CAIRO, June 12 (Xinhua) -- Egyptian intellectuals and artists have been sitting-in at the Culture Ministry, urging the removal of recently-appointed Culture Minister Alaa Abdel-Aziz, whom they allege is trying to implement a Muslim Brotherhood (MB) " domination plan" over the ministry.
The demonstrators' anger was ignited by a spate of sackings within the Culture Ministry run by Abdel-Aziz, including head of Cairo Opera House, Enas Abdel-Dayem; head of the Egyptian General Book Authority, Ahmed Mujahed; and head of the Fine Arts Sector, Salah El-Meligy.
Although the minister said the dismissals were meant to "root out" corruption from the ministry, the protesters believed that such sackings were made to change the identity of the ministry by bringing in new figures loyal to the current ruling Islamist- oriented administration.

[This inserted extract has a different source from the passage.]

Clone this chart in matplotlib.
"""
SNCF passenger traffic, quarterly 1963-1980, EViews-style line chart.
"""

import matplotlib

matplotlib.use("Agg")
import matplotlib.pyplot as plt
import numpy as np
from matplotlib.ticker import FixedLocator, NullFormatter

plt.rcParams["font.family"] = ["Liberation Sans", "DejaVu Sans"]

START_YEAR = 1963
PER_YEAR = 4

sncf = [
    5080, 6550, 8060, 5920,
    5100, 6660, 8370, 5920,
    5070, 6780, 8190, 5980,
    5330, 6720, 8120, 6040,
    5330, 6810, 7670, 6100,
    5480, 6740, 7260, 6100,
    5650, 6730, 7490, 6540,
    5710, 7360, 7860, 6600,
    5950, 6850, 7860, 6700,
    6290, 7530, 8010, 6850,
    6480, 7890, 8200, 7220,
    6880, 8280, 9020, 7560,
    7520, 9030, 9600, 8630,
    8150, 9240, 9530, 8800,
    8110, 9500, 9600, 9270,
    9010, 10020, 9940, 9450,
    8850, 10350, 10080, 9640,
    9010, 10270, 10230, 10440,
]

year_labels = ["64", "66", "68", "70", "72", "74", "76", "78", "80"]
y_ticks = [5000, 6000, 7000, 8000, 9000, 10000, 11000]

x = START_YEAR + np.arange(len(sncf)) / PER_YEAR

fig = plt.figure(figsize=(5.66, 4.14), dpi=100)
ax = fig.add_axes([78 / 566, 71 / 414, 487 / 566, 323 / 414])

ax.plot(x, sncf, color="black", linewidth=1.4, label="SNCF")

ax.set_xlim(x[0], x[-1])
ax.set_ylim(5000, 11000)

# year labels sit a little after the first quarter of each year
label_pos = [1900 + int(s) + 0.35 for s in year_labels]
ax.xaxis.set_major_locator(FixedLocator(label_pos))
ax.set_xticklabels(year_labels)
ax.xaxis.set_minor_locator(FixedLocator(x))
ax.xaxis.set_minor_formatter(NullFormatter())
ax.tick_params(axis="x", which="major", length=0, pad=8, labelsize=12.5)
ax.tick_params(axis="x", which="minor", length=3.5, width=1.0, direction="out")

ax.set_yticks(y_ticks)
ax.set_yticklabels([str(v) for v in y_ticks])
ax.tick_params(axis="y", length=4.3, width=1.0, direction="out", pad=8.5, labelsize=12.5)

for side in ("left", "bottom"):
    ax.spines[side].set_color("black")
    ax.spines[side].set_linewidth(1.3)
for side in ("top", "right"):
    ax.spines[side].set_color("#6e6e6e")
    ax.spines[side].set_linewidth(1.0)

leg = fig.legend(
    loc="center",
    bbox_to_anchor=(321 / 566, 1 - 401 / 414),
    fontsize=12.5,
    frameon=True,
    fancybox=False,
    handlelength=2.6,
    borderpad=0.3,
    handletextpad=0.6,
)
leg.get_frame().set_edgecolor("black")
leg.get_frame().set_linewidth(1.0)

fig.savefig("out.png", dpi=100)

"So sorrowfully, the current regime has a plan to 'efface' the identity of the Egyptian culture and to replace it with the MB ideology," filmmaker Khaled Yousuf, who is also spokesman of the protesters, told Xinhua.

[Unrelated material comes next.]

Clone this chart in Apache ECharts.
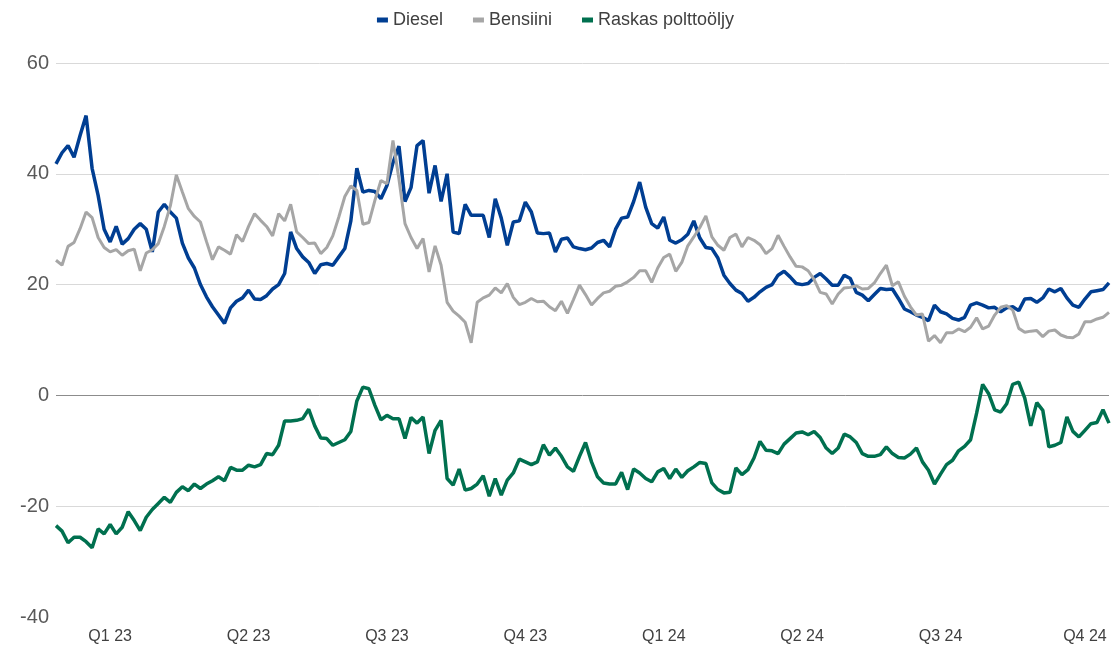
<!DOCTYPE html>
<html>
<head>
<meta charset="utf-8">
<title>Diesel, Bensiini, Raskas polttoöljy</title>
<script src="https://cdn.jsdelivr.net/npm/echarts@6/dist/echarts.min.js"></script>
<style>
  html, body { margin: 0; padding: 0; background: #fff; }
  #chart { width: 1111px; height: 647px; }
</style>
</head>
<body>
<div id="chart"></div>
<script>
// quarter tick labels and the sample index each one sits on
const quarterLabels = ['Q1 23', 'Q2 23', 'Q3 23', 'Q4 23', 'Q1 24', 'Q2 24', 'Q3 24', 'Q4 24']
const quarterIndex = [9, 32, 55, 78, 101, 124, 147, 171]

const diesel = [
  41.8, 43.8, 45.1, 43, 46.9, 50.5, 41, 36.1, 30, 27.7,
  30.5, 27.3, 28.3, 30, 31, 30, 25.9, 33.1, 34.5, 33.1,
  32, 27.5, 24.8, 23, 20, 17.8, 16, 14.5, 13, 15.8,
  17, 17.6, 19, 17.4, 17.3, 18, 19.2, 20, 22, 29.5,
  26.5, 25, 24, 22, 23.6, 23.8, 23.5, 25, 26.5, 31.5,
  41, 36.7, 37, 36.8, 35.5, 37.9, 42, 45, 35, 37.5,
  45.1, 46, 36.5, 41.5, 35, 40, 29.5, 29.2, 34.5, 32.5,
  32.5, 32.5, 28.5, 35.5, 32, 27.1, 31.3, 31.5, 34.9, 33.1,
  29.3, 29.2, 29.3, 25.9, 28.2, 28.4, 26.8, 26.5, 26.3, 26.6,
  27.6, 28, 26.8, 30, 32, 32.2, 35, 38.5, 34, 31,
  30.2, 32.2, 28, 27.5, 28.1, 29.1, 31.5, 28.4, 26.7, 26.5,
  24.8, 21.7, 20.2, 19, 18.4, 17, 17.7, 18.7, 19.5, 20,
  21.7, 22.4, 21.4, 20.2, 20, 20.2, 21.3, 22, 21, 19.9,
  19.9, 21.7, 21.1, 18.6, 18.1, 17.1, 18.2, 19.3, 19.1, 19.2,
  17.5, 15.6, 15.1, 14.5, 14.1, 13.5, 16.3, 15.1, 14.7, 13.9,
  13.6, 14.1, 16.3, 16.7, 16.3, 15.8, 15.9, 15.1, 15.8, 16,
  15.3, 17.4, 17.5, 16.8, 17.6, 19.2, 18.7, 19.3, 17.6, 16.3,
  15.9, 17.4, 18.7, 18.9, 19.1, 20.3
]

const bensiini = [
  24.4, 23.5, 26.9, 27.6, 30.1, 33.1, 32.1, 28.5, 26.7, 25.9,
  26.3, 25.3, 26.1, 26.4, 22.5, 25.7, 26.3, 27.4, 30.5, 34.2,
  39.8, 36.7, 33.7, 32.3, 31.3, 27.8, 24.5, 26.8, 26.2, 25.5,
  29, 27.8, 30.5, 32.8, 31.6, 30.5, 28.8, 32.8, 31.5, 34.5,
  29.5, 28.5, 27.4, 27.5, 25.6, 26.7, 28.8, 32.2, 35.9, 37.8,
  37, 30.9, 31.2, 35.2, 38.8, 38.2, 46, 39, 31, 28.5,
  26.5, 28.3, 22.3, 27, 23.5, 16.8, 15.2, 14.3, 13.2, 9.5,
  16.8, 17.6, 18.1, 19.4, 18.5, 20.2, 17.7, 16.4, 16.8, 17.5,
  16.9, 17, 16, 15.3, 17, 14.8, 17.3, 19.9, 18.2, 16.3,
  17.5, 18.5, 18.8, 19.7, 19.9, 20.5, 21.3, 22.5, 22.5, 20.4,
  23, 24.9, 25.5, 22.4, 24, 27, 28.6, 30.3, 32.4, 28.6,
  27.1, 26.2, 28.5, 29.1, 26.8, 28.5, 28, 27.2, 25.6, 26.5,
  28.9, 26.9, 25, 23.3, 23.2, 22.5, 20.9, 18.6, 18.3, 16.5,
  18.3, 19.4, 19.5, 19.8, 19.2, 19.3, 20.3, 22, 23.5, 19.8,
  20.5, 17.9, 16, 14.5, 14.7, 9.8, 10.8, 9.5, 11.3, 11.3,
  12, 11.5, 12.3, 14, 12, 12.5, 14.5, 15.9, 16.2, 15.4,
  12.1, 11.4, 11.6, 11.7, 10.6, 11.6, 11.8, 10.9, 10.5, 10.4,
  11.1, 13.3, 13.3, 13.8, 14.1, 15
]

const raskasPolttooljy = [
  -23.5, -24.5, -26.6, -25.6, -25.6, -26.4, -27.5, -24.1, -25, -23.3,
  -25, -23.8, -21, -22.6, -24.4, -22, -20.6, -19.5, -18.4, -19.3,
  -17.5, -16.5, -17.2, -16, -16.8, -16, -15.4, -14.7, -15.4, -13,
  -13.5, -13.5, -12.6, -12.9, -12.5, -10.5, -10.7, -9, -4.6, -4.6,
  -4.5, -4.2, -2.5, -5.5, -7.7, -7.8, -9, -8.5, -8, -6.5,
  -1, 1.5, 1.2, -1.8, -4.4, -3.6, -4.2, -4.2, -7.8, -4,
  -5, -3.9, -10.5, -6.3, -4.5, -15, -16.2, -13.3, -17.1, -16.8,
  -16, -14.5, -18.2, -15, -18, -15.3, -14, -11.5, -12, -12.5,
  -12, -8.9, -10.8, -9.5, -11, -12.9, -13.7, -11, -8.5, -12,
  -14.7, -15.8, -16, -16, -13.9, -17, -13.3, -14, -15, -15.6,
  -13.8, -13.2, -15, -13.3, -14.8, -13.6, -12.9, -12.1, -12.3, -15.8,
  -17, -17.6, -17.5, -13.1, -14.3, -13.4, -11.3, -8.3, -9.9, -10,
  -10.5, -8.8, -7.8, -6.8, -6.6, -7.1, -6.5, -7.6, -9.5, -10.5,
  -9.5, -7, -7.5, -8.5, -10.5, -11, -11, -10.7, -9.3, -10.5,
  -11.2, -11.3, -10.6, -9.5, -12, -13.5, -16, -14.2, -12.5, -11.7,
  -10, -9.2, -8, -3.2, 2, 0.3, -2.6, -3, -1.5, 2,
  2.4, -0.5, -5.5, -1.3, -2.7, -9.3, -9, -8.5, -3.9, -6.5,
  -7.5, -6.3, -5.1, -4.9, -2.6, -5
]

// one category per sample, only the quarter points carry a label
const categories = diesel.map((_, i) => {
  const k = quarterIndex.indexOf(i)
  return k >= 0 ? quarterLabels[k] : ''
})

const chart = echarts.init(document.getElementById('chart'))

const font = '"Liberation Sans", Arial, sans-serif'

chart.setOption({
  animation: false,
  backgroundColor: '#ffffff',
  textStyle: { fontFamily: font },
  legend: {
    top: 6,
    left: 'center',
    icon: 'rect',
    itemWidth: 11,
    itemHeight: 5,
    itemGap: 30,
    textStyle: { fontSize: 18, color: '#404040', fontFamily: font },
    data: ['Diesel', 'Bensiini', 'Raskas polttoöljy'],
  },
  grid: { left: 56, right: 2, top: 63, bottom: 30, containLabel: false },
  xAxis: {
    type: 'category',
    data: categories,
    boundaryGap: false,
    axisLine: { show: false, onZero: false },
    axisTick: { show: false },
    splitLine: { show: false },
    axisLabel: {
      interval: (idx, val) => val !== '',
      color: '#404040',
      fontSize: 16,
      margin: 12,
      fontFamily: font,
    },
  },
  yAxis: {
    type: 'value',
    min: -40,
    max: 60,
    interval: 20,
    axisLine: { show: false },
    axisTick: { show: false },
    axisLabel: { color: '#595959', fontSize: 20, margin: 7, fontFamily: font },
    splitLine: {
      lineStyle: {
        color: ['rgba(0,0,0,0)', '#d9d9d9', '#8c8c8c', '#d9d9d9', '#d9d9d9', '#d9d9d9'],
        width: 1,
      },
    },
  },
  series: [
    {
      name: 'Diesel',
      type: 'line',
      data: diesel,
      showSymbol: false,
      color: '#003e92',
      lineStyle: { width: 3.5, color: '#003e92' },
    },
    {
      name: 'Bensiini',
      type: 'line',
      data: bensiini,
      showSymbol: false,
      color: '#a6a6a6',
      lineStyle: { width: 3, color: '#a6a6a6' },
    },
    {
      name: 'Raskas polttoöljy',
      type: 'line',
      data: raskasPolttooljy,
      showSymbol: false,
      color: '#00704f',
      lineStyle: { width: 3.5, color: '#00704f' },
    },
  ],
})
</script>
</body>
</html>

Echoing Yousuf's idea, story-writer Gamal al-Ghitany saw that the"intention of dominating the Culture Ministry was revealed since the moment of appointing Abdel-Aziz himself as the culture minister."
"Abdel-Aziz doesn't have any deep shares in the Egyptian culture and was appointed as a minister only for being a columnist for the MB's Freedom and Justice Party's newspaper," said al- Ghitany.
In front of the Culture Ministry premises in Zamalek district of Cairo, protesters on Wednesday were performing different kinds of art during the sit-in such as singing, poetry reading and ballet dancing, amid applause and anti-MB yells.
"Egyptian identify is immortal ... Attempts to 'Brotherhoodize' Egyptian culture will be foiled," read a sign of the protesters.
"We will continue our sit-in until June 30, when we will join the mass demonstrations arranged to be at the Etahdeya presidential palace (against Islamist-oriented President Mohamed Morsi)," Yousuf said.
In their ballet shoes, ballet dancers performed Zobras in front of the ministry building as a challenge hint for Islaimist Shura Council (upper house) member Gamal Hamed, Salafists' Nour Party member, who had described the art of ballet dancing as an "art of nudity" and "indecency" during a council session on May 28.
"If the current leadership is intended to ban ballet, we are going to dance in the street," shouted the ballet-dancing protesters.
Novelist Bahaa Taher, winner of the 2008 International Prize for Arabic Fiction, who was also among the protesters, said the intellectuals would continue their sit-in until Abdel-Aziz's removal.
Taher has resigned from the state-run Supreme Council for Culture, protesting the recent sackings.
Meanwhile, poet and critic Shaban Yousuf said that purifying and rooting out corruption in the Culture Ministry was an urgent demand of the Egyptian culture arena, but it happened from "a MB's point of view."
"Rooting out corruption for them means getting away the diversity of our culture and replacing it with a specific religious identity," Yousuf said.
While the intellectuals and artists urge the dismissal of Abdel- Aziz, Islamists support him as well as the new policies of the ministry. Clashes between the two sides have left at least five people injured on Tuesday.